In the century since it began as a hunt breakfast in Britain, brunch has been criticized for being lazy, bourgeois, feminine, exorbitant, soulless, dishonest. Even as it evolved, and established itself across gender, class and cultural divides, it never managed to shake all that off. By the time the writer Sadie Stein documented a wave of brunch hatred in 2018, the contempt itself had become a cliché.

I’m thinking of James Corden — really, I wish I weren’t — berating a Balthazar server because his wife’s omelet was made with either a fleck of egg yolk, or a fleck of egg white, whichever one was wrong. A customer banned, but readmitted. A halfhearted apology and a full-throated rant. Are the threads of this story familiar because they so thoroughly saturated our social feeds, or because they’re exactly the sort of timeless, archetypal trash that a chaotic brunch leaves in its wake?

In “Fire Island,” a gay rom-com that came out this summer, Noah and Howie’s early friendship unfolds in a quick flashback, as they endure that exact brand of New York brunch chaos, punctuated by the demands of a racist diner who seems to call one, or maybe both of them, “Jackie Chan.” No one speaks up or steps in. And no one is particularly shocked — there is a brutality to brunch, if you work it. This, too, is its ritual.

“I hope there’s no villain,” says Will Guidara, one of the judges on “The Big Brunch,” a new reality show on HBO Max, as he eyes the group of contestants bustling in the kitchen. “We’re the villains,” replies Sohla El-Waylly, another judge (and a New York Times contributor), with an icy little laugh.
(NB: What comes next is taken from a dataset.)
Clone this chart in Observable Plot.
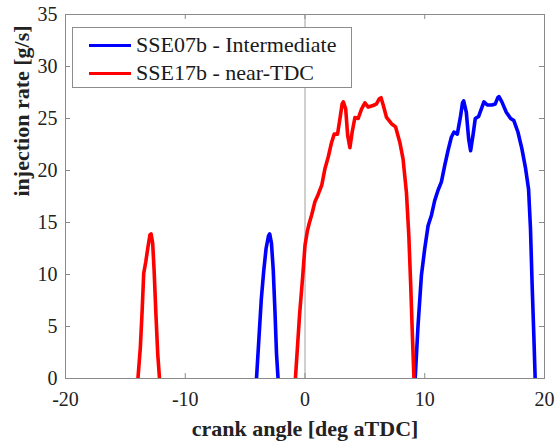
<!DOCTYPE html>
<html>
<head>
<meta charset="utf-8">
<script src="https://cdn.jsdelivr.net/npm/d3@7"></script>
<script src="https://cdn.jsdelivr.net/npm/@observablehq/plot@0.6"></script>
<style>
  html, body { margin: 0; padding: 0; background: #fff; }
  #wrap { position: relative; width: 559px; height: 444px; }
  #legend {
    position: absolute; left: 72px; top: 27px; width: 280px; height: 61px;
    border: 1px solid #8c8c8c; background: #fff; box-sizing: border-box;
    font-family: "Liberation Serif", "Times New Roman", serif; font-size: 22px; color: #1a1a1a;
  }
  .row { position: absolute; left: 0; height: 26px; display: flex; align-items: center; white-space: nowrap; }
  .sw { width: 42px; height: 3px; margin-left: 16px; margin-right: 5px; }
</style>
</head>
<body>
<div id="wrap">
  <div id="chart"></div>
  <div id="legend"></div>
</div>
<script>
const seriesNames = ["SSE07b - Intermediate", "SSE17b - near-TDC"];
const seriesColors = ["#0000ff", "#ff0000"];

const xTicks = [-20, -10, 0, 10, 20];
const yTicks = [0, 5, 10, 15, 20, 25, 30, 35];

// SSE17b - near-TDC (red)
const redPilotX = [-13.95,-13.75,-13.6,-13.47,-13.3,-13.12,-12.95,-12.85,-12.72,-12.6,-12.45,-12.3,-12.15];
const redPilotY = [0,3.0,6.5,10.1,11.2,12.6,13.8,13.9,13.0,10.4,6.2,2.4,0];
const redMainX = [-0.8,-0.45,-0.2,0,0.2,0.35,0.55,0.83,1.1,1.4,1.67,1.94,2.22,2.44,2.72,2.92,3.1,3.2,3.4,3.56,3.75,3.94,4.17,4.44,4.72,5.0,5.28,5.69,5.97,6.2,6.35,6.53,6.81,7.22,7.56,7.92,8.19,8.47,8.67,8.83,8.97,9.1];
const redMainY = [0,6.2,9.7,12.8,14.2,14.9,15.7,17.0,17.7,18.6,20.2,21.3,22.7,23.5,23.5,25.0,26.4,26.6,25.9,23.4,22.2,23.7,25.1,25.0,25.9,26.5,26.1,26.25,26.4,26.9,27.0,26.3,25.1,24.5,24.2,22.7,21.1,17.9,13.75,8.9,4.1,0];

// SSE07b - Intermediate (blue)
const bluePilotX = [-4.05,-3.85,-3.65,-3.45,-3.25,-3.05,-2.95,-2.8,-2.65,-2.5,-2.38,-2.25];
const bluePilotY = [0,3.8,7.6,10.3,12.5,13.7,13.9,13.0,10.4,6.2,2.4,0];
const blueMainX = [9.2,9.44,9.72,10.0,10.28,10.56,10.83,11.11,11.39,11.67,11.94,12.22,12.44,12.72,13.0,13.15,13.25,13.47,13.67,13.83,14.03,14.22,14.5,14.72,14.94,15.22,15.61,15.89,16.1,16.2,16.44,16.81,17.17,17.44,17.78,18.11,18.42,18.67,18.83,18.97,19.11,19.22];
const blueMainY = [0,5.1,9.9,12.5,14.7,15.7,17.1,18.1,18.9,20.5,21.9,23.2,23.7,23.5,25.3,26.5,26.7,25.6,23.0,21.9,23.4,25.0,25.2,25.9,26.6,26.3,26.3,26.4,27.0,27.1,26.6,25.6,25.0,24.8,23.7,22.1,20.2,18.2,14.4,8.9,4.1,0];

function seg(xs, ys, series, id) {
  return xs.map((x, i) => ({x, y: ys[i], series, seg: id}));
}
const data = [
  ...seg(bluePilotX, bluePilotY, seriesNames[0], "bp"),
  ...seg(blueMainX, blueMainY, seriesNames[0], "bm"),
  ...seg(redPilotX, redPilotY, seriesNames[1], "rp"),
  ...seg(redMainX, redMainY, seriesNames[1], "rm")
];

const W = 559, H = 444, mL = 65, mR = 15, mT = 14, mB = 66;
const innerW = W - mL - mR, innerH = H - mT - mB;
const axisColor = "#8a8a8a";
const font = "Liberation Serif, Times New Roman, serif";
const fmt = d => String(d);

const chart = Plot.plot({
  width: W, height: H,
  marginLeft: mL, marginRight: mR, marginTop: mT, marginBottom: mB,
  style: {fontFamily: font, fontSize: "20px", color: "#222", background: "#fff"},
  x: {domain: [-20, 20], ticks: xTicks, label: null},
  y: {domain: [0, 35], ticks: yTicks, label: null},
  color: {domain: seriesNames, range: seriesColors},
  marks: [
    Plot.ruleX([0], {stroke: "#a0a0a0", strokeWidth: 1}),
    Plot.line(data, {x: "x", y: "y", z: "seg", stroke: "series", strokeWidth: 3.6, strokeLinejoin: "round", strokeLinecap: "butt", clip: true}),
    Plot.frame({stroke: axisColor, strokeWidth: 1}),
    // inward ticks (box style)
    Plot.tickX(xTicks, {x: d => d, stroke: axisColor, insetTop: innerH - 5}),
    Plot.tickX(xTicks, {x: d => d, stroke: axisColor, insetBottom: innerH - 5}),
    Plot.tickY(yTicks, {y: d => d, stroke: axisColor, insetRight: innerW - 5}),
    Plot.tickY(yTicks, {y: d => d, stroke: axisColor, insetLeft: innerW - 5}),
    Plot.axisX(xTicks, {tickSize: 0, tickPadding: 13, fontSize: 20, fill: "#222", tickFormat: fmt}),
    Plot.axisY(yTicks, {tickSize: 0, tickPadding: 8, fontSize: 20, fill: "#222", tickFormat: fmt}),
    Plot.text(["crank angle [deg aTDC]"], {frameAnchor: "bottom", dy: 57, fontSize: 22, fontWeight: "bold", fill: "#222"}),
    Plot.text(["injection rate [g/s]"], {frameAnchor: "left", dx: -44, rotate: -90, fontSize: 22, fontWeight: "bold", fill: "#222"})
  ]
});
document.getElementById("chart").appendChild(chart);

const legend = document.getElementById("legend");
seriesNames.forEach((name, i) => {
  const row = document.createElement("div");
  row.className = "row";
  row.style.top = (i === 0 ? 4 : 32) + "px";
  const sw = document.createElement("div");
  sw.className = "sw";
  sw.style.background = seriesColors[i];
  const t = document.createElement("span");
  t.textContent = name;
  row.appendChild(sw);
  row.appendChild(t);
  legend.appendChild(row);
});
</script>
</body>
</html>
But within a few minutes, it’s clear that isn’t the case at all. “The Big Brunch,” which airs on Nov. 10, is a sweet-tempered cooking competition that approaches its contestants and its subject matter with a sense of ambition, geniality and optimism — all things that brunch, as a genre, has rarely seen.

Dan Levy, who created “Schitt’s Creek,” is behind the show. He hosts it and sets the tone, and seems determined to show brunch, and the people who make it, a bit of respect. He does not stride into a kitchen full of nervous cooks as dramatic music plays — Mr. Levy is waiting for contestants as they arrive, so he can greet them. During challenges, he often pops into the kitchen with a drink in hand, encouraging the cooks, offering helpful tips and reminders of what the judges are looking for.

The set approximates a luxurious, professional restaurant with a clear divide between front and back of the house, and a well-lit pass where the first courses are usually judged. And while there’s a sense of competition (the winner is working toward a prize of $300,000), contestants tend to be chummy and supportive, as in “The Great British Baking Show,” helping to carry each other’s dishes to the judges.

At the beginning of each episode, they cook and share a patchwork of a family meal, leaning over their stations, eating food that wasn’t made for the cameras to see or the judges to taste, but simply to nourish one another and calm the nerves. It’s a nice touch, and the show is full of them.

It’s satisfying to see judges politely weeding out the kind of culinary laziness associated with restaurant brunches (yes, you deserve better than solidified animal fat on the cold, metal straws of ill-conceived cocktails!). Ms. El-Waylly, in particular, holds brunch to a standard, pushing contestants away from leaning on store-bought foods like bagels or presmoked and -sliced fish, wangling more precision in their technique and seasoning.

The show’s gentle authority builds with each episode, as themes work to define the variations of brunch, venerating and dignifying its most unexamined and comforting platitudes. The morning-after brunch, closely related to the hangover brunch. The diner brunch. The carb-loading brunch. The novelty-item brunch, in which cooks imagine how to go viral with a visual concept or hybridized food. The holiday brunch, which is open to interpretation.

Each category is familiar and distinct, requiring significant effort and care. By the end of the show, it’s indisputable that brunch is a significant part of our culinary canon. If you dismiss the ritual, out of habit, then maybe the joke’s on you — there’s so much pleasure in taking it seriously.